(Written instruction) Starting at the first line of the listing below, retype each line up to and including the one that contains "46, bottom: 486". Leave pictures out.
....
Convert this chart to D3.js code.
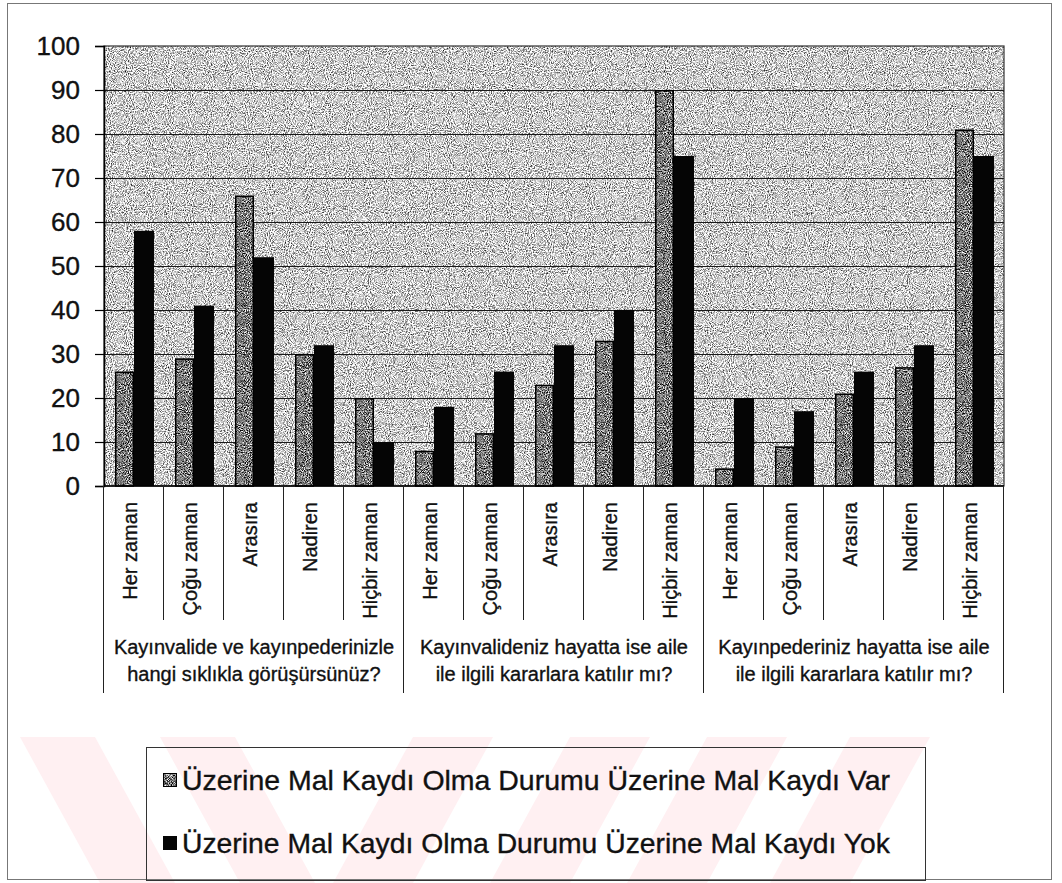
<!DOCTYPE html>
<html>
<head>
<meta charset="utf-8">
<script src="https://cdn.jsdelivr.net/npm/d3@7/dist/d3.min.js"></script>
<style>
  html, body { margin: 0; padding: 0; background: #ffffff; }
  svg { display: block; }
  text { font-family: "Liberation Sans", Arial, sans-serif; fill: #111; stroke: #111; stroke-width: 0.35px; }
</style>
</head>
<body>
<script>
// ---- data ----
const categories = ["Her zaman", "Çoğu zaman", "Arasıra", "Nadiren", "Hiçbir zaman"];
const groupLabels = [
  ["Kayınvalide ve kayınpederinizle", "hangi sıklıkla görüşürsünüz?"],
  ["Kayınvalideniz hayatta ise aile", "ile ilgili kararlara katılır mı?"],
  ["Kayınpederiniz hayatta ise aile", "ile ilgili kararlara katılır mı?"]
];
const seriesNames = [
  "Üzerine Mal Kaydı Olma Durumu Üzerine Mal Kaydı Var",
  "Üzerine Mal Kaydı Olma Durumu Üzerine Mal Kaydı Yok"
];
const varValues = [26, 29, 66, 30, 20, 8, 12, 23, 33, 90, 4, 9, 21, 27, 81];
const yokValues = [58, 41, 52, 32, 10, 18, 26, 32, 40, 75, 20, 17, 26, 32, 75];
const yTickValues = [0, 10, 20, 30, 40, 50, 60, 70, 80, 90, 100];

// ---- layout ----
const W = 1062, H = 883;
const plot = { left: 104, right: 1004, top: 46, bottom: 486 };

const svg = d3.select("body").append("svg").attr("width", W).attr("height", H);
const defs = svg.append("defs");

function noiseFilter(id, gain, offset, seed) {
  const f = defs.append("filter").attr("id", id)
    .attr("x", 0).attr("y", 0).attr("width", 1).attr("height", 1)
    .attr("filterUnits", "objectBoundingBox")
    .attr("color-interpolation-filters", "sRGB");
  f.append("feTurbulence").attr("type", "fractalNoise").attr("baseFrequency", 0.95)
    .attr("numOctaves", 2).attr("seed", seed).attr("result", "t");
  const g = gain, o = offset;
  f.append("feColorMatrix").attr("in", "t").attr("type", "matrix")
    .attr("values", `${g} 0 0 0 ${o}  ${g} 0 0 0 ${o}  ${g} 0 0 0 ${o}  0 0 0 0 1`)
    .attr("result", "g");
  f.append("feComposite").attr("in", "g").attr("in2", "SourceGraphic").attr("operator", "in");
}
noiseFilter("bgNoise", 2.0, -0.2, 3);
noiseFilter("barNoise", 2.2, -0.62, 7);

// ---- watermark (decorative, faint pink) ----
const wm = svg.append("g");
defs.append("clipPath").attr("id", "wmClip").append("rect")
  .attr("x", 18).attr("y", 737).attr("width", 925).attr("height", 146);
const wmg = wm.append("g").attr("clip-path", "url(#wmClip)");
const wmTop = 737, wmBot = 883, shift = 80;
const backStripes = [20, 160];
const fwdStripes = [413, 570, 707, 850];
backStripes.forEach(x => {
  wmg.append("polygon")
    .attr("points", `${x},${wmTop} ${x + 75},${wmTop} ${x + 75 + shift},${wmBot} ${x + shift},${wmBot}`)
    .attr("fill", "#fff0f2");
});
fwdStripes.forEach(x => {
  wmg.append("polygon")
    .attr("points", `${x},${wmTop} ${x + 80},${wmTop} ${x + 80 - shift},${wmBot} ${x - shift},${wmBot}`)
    .attr("fill", "#fff0f2");
});

// ---- outer frame ----
svg.append("rect").attr("x", 7.5).attr("y", 3.5).attr("width", 1044).attr("height", 876)
  .attr("fill", "none").attr("stroke", "#777").attr("stroke-width", 1);

// ---- scales ----
const y = d3.scaleLinear().domain([0, 100]).range([plot.bottom, plot.top]);
const x0 = d3.scaleBand().domain(d3.range(varValues.length)).range([plot.left, plot.right]).padding(0);
const x1 = d3.scaleBand().domain(["var", "yok"]).range([0, x0.bandwidth()]).paddingInner(0).paddingOuter(0.58);

// plot background
svg.append("rect").attr("x", plot.left).attr("y", plot.top)
  .attr("width", plot.right - plot.left).attr("height", plot.bottom - plot.top)
  .attr("fill", "#c0c0c0").attr("filter", "url(#bgNoise)");

// gridlines
svg.append("g").selectAll("line").data(yTickValues.filter(v => v > 0 && v < 100)).join("line")
  .attr("x1", plot.left).attr("x2", plot.right)
  .attr("y1", d => y(d) + 0.5).attr("y2", d => y(d) + 0.5)
  .attr("stroke", "#1a1a1a").attr("stroke-width", 1.2);

// plot border
svg.append("rect").attr("x", plot.left).attr("y", plot.top)
  .attr("width", plot.right - plot.left).attr("height", plot.bottom - plot.top)
  .attr("fill", "none").attr("stroke", "#333").attr("stroke-width", 1.2);

// bars
const barG = svg.append("g");
const rows = varValues.map((v, i) => ({ i, var: v, yok: yokValues[i] }));
rows.forEach(r => {
  const bx = x0(r.i);
  barG.append("rect")
    .attr("x", bx + x1("var")).attr("y", y(r.var))
    .attr("width", x1.bandwidth()).attr("height", y(0) - y(r.var))
    .attr("fill", "#777").attr("filter", "url(#barNoise)");
  barG.append("rect")
    .attr("x", bx + x1("var") + 0.75).attr("y", y(r.var) + 0.75)
    .attr("width", x1.bandwidth() - 1.5).attr("height", Math.max(0, y(0) - y(r.var) - 0.75))
    .attr("fill", "none").attr("stroke", "#000").attr("stroke-width", 1.5);
  barG.append("rect")
    .attr("x", bx + x1("yok")).attr("y", y(r.yok))
    .attr("width", x1.bandwidth() + 1).attr("height", y(0) - y(r.yok))
    .attr("fill", "#050505");
});

// y axis
const yAxis = d3.axisLeft(y).tickValues(yTickValues).tickSize(9).tickPadding(15);
const yg = svg.append("g").attr("transform", `translate(${plot.left},0)`).call(yAxis);
yg.select(".domain").attr("stroke", "#000").attr("stroke-width", 1.5);
yg.selectAll(".tick line").attr("stroke", "#000").attr("stroke-width", 1.2);
yg.selectAll(".tick text").attr("font-size", 26).attr("fill", "#111")
  .attr("font-family", "'Liberation Sans', Arial, sans-serif");

// x axis baseline
svg.append("line").attr("x1", plot.left).attr("x2", plot.right)
  .attr("y1", plot.bottom).attr("y2", plot.bottom)
  .attr("stroke", "#000").attr("stroke-width", 1.5);

// category separators
const bounds = d3.range(varValues.length + 1);
svg.append("g").selectAll("line").data(bounds).join("line")
  .attr("x1", d => (d < varValues.length ? x0(d) : plot.right) - 0.5)
  .attr("x2", d => (d < varValues.length ? x0(d) : plot.right) - 0.5)
  .attr("y1", plot.bottom)
  .attr("y2", d => d % categories.length === 0 ? 693 : 620)
  .attr("stroke", "#222").attr("stroke-width", 1);

// category labels (rotated)
svg.append("g").selectAll("text").data(rows).join("text")
  .attr("transform", d => `translate(${x0(d.i) + x0.bandwidth() / 2},502) rotate(-90)`)
  .attr("text-anchor", "end").attr("dy", "0.15em")
  .attr("font-size", 20)
  .text(d => categories[d.i % categories.length]);

// group labels
const gw = x0.bandwidth() * categories.length;
groupLabels.forEach((lines, gi) => {
  const cx = plot.left + gw * gi + gw / 2;
  lines.forEach((ln, li) => {
    svg.append("text").attr("x", cx).attr("y", 654 + li * 27)
      .attr("text-anchor", "middle").attr("font-size", 20).text(ln);
  });
});

// legend
svg.append("rect").attr("x", 146.5).attr("y", 747.5).attr("width", 779).attr("height", 133)
  .attr("fill", "none").attr("stroke", "#333").attr("stroke-width", 1);
const leg = svg.append("g");
const legBase = [790, 853];
seriesNames.forEach((name, k) => {
  const base = legBase[k];
  if (k === 0) {
    leg.append("rect").attr("x", 163).attr("y", base - 17).attr("width", 14).attr("height", 14)
      .attr("fill", "#777").attr("filter", "url(#barNoise)");
    leg.append("rect").attr("x", 163.5).attr("y", base - 16.5).attr("width", 13).attr("height", 13)
      .attr("fill", "none").attr("stroke", "#000").attr("stroke-width", 1);
  } else {
    leg.append("rect").attr("x", 163).attr("y", base - 17).attr("width", 14).attr("height", 14)
      .attr("fill", "#050505");
  }
  leg.append("text").attr("x", 182).attr("y", base).attr("font-size", 28).attr("textLength", 708)
    .attr("lengthAdjust", "spacingAndGlyphs").text(name);
});
</script>
</body>
</html>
....
(Exercise solution)
Convert this chart to D3.js code.
<!DOCTYPE html>
<html>
<head>
<meta charset="utf-8">
<script src="https://cdn.jsdelivr.net/npm/d3@7/dist/d3.min.js"></script>
<style>
  html, body { margin: 0; padding: 0; background: #ffffff; }
  svg { display: block; }
  text { font-family: "Liberation Sans", Arial, sans-serif; fill: #111; stroke: #111; stroke-width: 0.35px; }
</style>
</head>
<body>
<script>
// ---- data ----
const categories = ["Her zaman", "Çoğu zaman", "Arasıra", "Nadiren", "Hiçbir zaman"];
const groupLabels = [
  ["Kayınvalide ve kayınpederinizle", "hangi sıklıkla görüşürsünüz?"],
  ["Kayınvalideniz hayatta ise aile", "ile ilgili kararlara katılır mı?"],
  ["Kayınpederiniz hayatta ise aile", "ile ilgili kararlara katılır mı?"]
];
const seriesNames = [
  "Üzerine Mal Kaydı Olma Durumu Üzerine Mal Kaydı Var",
  "Üzerine Mal Kaydı Olma Durumu Üzerine Mal Kaydı Yok"
];
const varValues = [26, 29, 66, 30, 20, 8, 12, 23, 33, 90, 4, 9, 21, 27, 81];
const yokValues = [58, 41, 52, 32, 10, 18, 26, 32, 40, 75, 20, 17, 26, 32, 75];
const yTickValues = [0, 10, 20, 30, 40, 50, 60, 70, 80, 90, 100];

// ---- layout ----
const W = 1062, H = 883;
const plot = { left: 104, right: 1004, top: 46, bottom: 486 };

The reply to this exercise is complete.